Limitation: Market-cycle classification can lag the actual change in conditions. The label may help organize evidence, but it should not replace valuation work, balance-sheet review, earnings-quality analysis, or portfolio risk controls.
Choose the Right Cycle Concept
Start with the broad cycle map when the question is about how several ideas connect. Move to a specific condition when the question is about a bull or bear environment. Use sector and stock-type concepts when the question is about leadership shifts, business sensitivity, or why companies react differently to the same backdrop.
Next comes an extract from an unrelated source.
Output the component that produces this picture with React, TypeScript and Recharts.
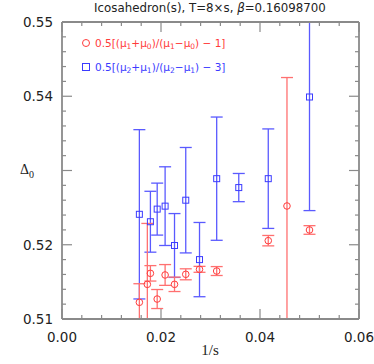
import { ScatterChart, Scatter, XAxis, YAxis, ErrorBar } from 'recharts'

// 1/s positions and Delta_0 estimates
const redX = [0.01563, 0.01724, 0.01786, 0.01923, 0.02083, 0.02273, 0.025, 0.02778, 0.03125, 0.04167, 0.04545, 0.05]
const redY = [0.51225, 0.51467, 0.51615, 0.51269, 0.51593, 0.51467, 0.51602, 0.51669, 0.51646, 0.52055, 0.52522, 0.52199]
const redErr = [0.0025, 0.0082, 0.00104, 0.00128, 0.0014, 0.00097, 0.00074, 0.0004, 0.0006, 0.0007, 0.0173, 0.00058]

const blueX = [0.01563, 0.01786, 0.01923, 0.02083, 0.02273, 0.025, 0.02778, 0.03125, 0.03571, 0.04167, 0.05]
const blueY = [0.5241, 0.5231, 0.5248, 0.5252, 0.5199, 0.526, 0.518, 0.5289, 0.5277, 0.5289, 0.5399]
const blueErr = [0.0114, 0.0041, 0.0035, 0.0053, 0.0043, 0.0071, 0.005, 0.0083, 0.0019, 0.0067, 0.0153]

const xTicks = [0, 0.004, 0.008, 0.012, 0.016, 0.02, 0.024, 0.028, 0.032, 0.036, 0.04, 0.044, 0.048, 0.052, 0.056, 0.06]
const yTicks = [0.51, 0.512, 0.514, 0.516, 0.518, 0.52, 0.522, 0.524, 0.526, 0.528, 0.53, 0.532, 0.534, 0.536, 0.538, 0.54, 0.542, 0.544, 0.546, 0.548, 0.55]
// the original leaves 0.53 unlabelled, the axis title sits there
const yLabels = ['0.51', '0.52', '0.54', '0.55']

const RED = '#ff3b3b'
const BLUE = '#3b3bff'
const FRAME = '#8a8a8a'

const redData = redX.map((x, i) => ({ x, y: redY[i], err: redErr[i] }))
const blueData = blueX.map((x, i) => ({ x, y: blueY[i], err: blueErr[i] }))

const isMajorX = (v: number) => Math.abs(v / 0.02 - Math.round(v / 0.02)) < 1e-6
const isMajorY = (v: number) => Math.abs(v / 0.01 - Math.round(v / 0.01)) < 1e-6

function BottomTick({ x, y, payload }: any) {
  const major = isMajorX(payload.value)
  return (
    <g>
      <line x1={x} x2={x} y1={y} y2={y - (major ? 10 : 4)} stroke={FRAME} strokeWidth={1.2} />
      {major && (
        <text x={x} y={y + 23} textAnchor="middle" fontSize={13.5} fill="#222" fontFamily="DejaVu Sans">
          {payload.value.toFixed(2)}
        </text>
      )}
    </g>
  )
}

function TopTick({ x, y, payload }: any) {
  const major = isMajorX(payload.value)
  return <line x1={x} x2={x} y1={y} y2={y + (major ? 10 : 4)} stroke={FRAME} strokeWidth={1.2} />
}

function LeftTick({ x, y, payload }: any) {
  const major = isMajorY(payload.value)
  const label = payload.value.toFixed(2)
  return (
    <g>
      <line x1={x} x2={x + (major ? 10 : 4)} y1={y} y2={y} stroke={FRAME} strokeWidth={1.2} />
      {major && yLabels.includes(label) && (
        <text x={x - 9} y={y + 5} textAnchor="end" fontSize={13.5} fill="#222" fontFamily="DejaVu Sans">
          {label}
        </text>
      )}
    </g>
  )
}

function RightTick({ x, y, payload }: any) {
  const major = isMajorY(payload.value)
  return <line x1={x} x2={x - (major ? 10 : 4)} y1={y} y2={y} stroke={FRAME} strokeWidth={1.2} />
}

const circleShape = (p: any) => <circle cx={p.cx} cy={p.cy} r={3.3} fill="none" stroke={RED} strokeWidth={1} />
const squareShape = (p: any) => <rect x={p.cx - 3} y={p.cy - 3} width={6} height={6} fill="none" stroke={BLUE} strokeWidth={1} />

const legendRow = { fontFamily: 'DejaVu Sans', fontSize: 10.5, whiteSpace: 'nowrap' as const, height: 24, lineHeight: '14px' }
const sub = { fontSize: 7.5, lineHeight: 0, verticalAlign: '-2px' }

export default function App() {
  return (
    <div style={{ position: 'absolute', left: 0, top: 0, width: 374, height: 364 }}>
      <style>{`.recharts-errorBars, .recharts-scatter-symbol { clip-path: url(#plotClip); }`}</style>
      <ScatterChart width={374} height={364} margin={{ top: 21, right: 14, bottom: 44, left: 61 }}>
        <defs>
          <clipPath id="plotClip">
            <rect x={62} y={22} width={297} height={297} />
          </clipPath>
        </defs>
        <XAxis
          xAxisId="b"
          type="number"
          dataKey="x"
          domain={[0, 0.06]}
          ticks={xTicks}
          interval={0}
          allowDataOverflow
          height={1}
          tickSize={0}
          tickMargin={0}
          tick={BottomTick}
          axisLine={{ stroke: FRAME, strokeWidth: 1.8 }}
        />
        <XAxis
          xAxisId="t"
          orientation="top"
          type="number"
          dataKey="x"
          domain={[0, 0.06]}
          ticks={xTicks}
          interval={0}
          allowDataOverflow
          height={1}
          tickSize={0}
          tickMargin={0}
          tick={TopTick}
          axisLine={{ stroke: FRAME, strokeWidth: 1.8 }}
        />
        <YAxis
          yAxisId="l"
          type="number"
          dataKey="y"
          domain={[0.51, 0.55]}
          ticks={yTicks}
          interval={0}
          allowDataOverflow
          width={1}
          tickSize={0}
          tickMargin={0}
          tick={LeftTick}
          axisLine={{ stroke: FRAME, strokeWidth: 1.8 }}
        />
        <YAxis
          yAxisId="r"
          orientation="right"
          type="number"
          dataKey="y"
          domain={[0.51, 0.55]}
          ticks={yTicks}
          interval={0}
          allowDataOverflow
          width={1}
          tickSize={0}
          tickMargin={0}
          tick={RightTick}
          axisLine={{ stroke: FRAME, strokeWidth: 1.8 }}
        />
        <Scatter data={blueData} xAxisId="b" yAxisId="l" shape={squareShape} isAnimationActive={false}>
          <ErrorBar dataKey="err" direction="y" width={6} stroke="#5a5aff" strokeWidth={1.3} isAnimationActive={false} />
        </Scatter>
        <Scatter data={redData} xAxisId="b" yAxisId="l" shape={circleShape} isAnimationActive={false}>
          <ErrorBar dataKey="err" direction="y" width={6} stroke="#ff7070" strokeWidth={1.3} isAnimationActive={false} />
        </Scatter>
        <text x={210} y={12} textAnchor="middle" fontSize={11.8} fill="#222" fontFamily="DejaVu Sans">
          Icosahedron(s), T=8×s, <tspan fontStyle="italic">β</tspan>=0.16098700
        </text>
        <text x={20} y={174} fontSize={14} fill="#222" fontFamily="Liberation Serif">
          Δ<tspan fontSize={10} dy={4}>0</tspan>
        </text>
        <text x={210} y={355} textAnchor="middle" fontSize={15} fill="#222" fontFamily="Liberation Serif">
          1/s
        </text>
      </ScatterChart>
      <div style={{ position: 'absolute', left: 82, top: 36 }}>
        <div style={{ ...legendRow, color: RED }}>
          <span style={{ display: 'inline-block', width: 6, height: 6, border: `1px solid ${RED}`, borderRadius: '50%', marginRight: 5 }} />
          0.5[(μ<sub style={sub}>1</sub>+μ<sub style={sub}>0</sub>)/(μ<sub style={sub}>1</sub>−μ<sub style={sub}>0</sub>) − 1]
        </div>
        <div style={{ ...legendRow, color: BLUE }}>
          <span style={{ display: 'inline-block', width: 6, height: 6, border: `1px solid ${BLUE}`, marginRight: 5 }} />
          0.5[(μ<sub style={sub}>2</sub>+μ<sub style={sub}>1</sub>)/(μ<sub style={sub}>2</sub>−μ<sub style={sub}>1</sub>) − 3]
        </div>
      </div>
    </div>
  )
}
| Question type | Best concept route |
|---|---|
| What is the broad cycle idea? | Use the market-cycle concept. |
| Is the environment a broad advance or broad decline? | Use the bull-market or bear-market concept. |
| Why are industries behaving differently? | Use sector-rotation context. |
| Why are some companies more sensitive than others? | Use cyclical and defensive stock concepts. |
| Why are rates pressuring equities? | Use the interest-rate pressure support path. |
FAQ
Are market cycles the same as business cycles?
No. Business cycles describe changes in economic activity, while market cycles describe how investors price risk, earnings expectations, valuation pressure, and future conditions.
Can market cycles predict the next market turn?
No. Market-cycle labels can help organize context, but they do not identify exact timing or guarantee future market direction.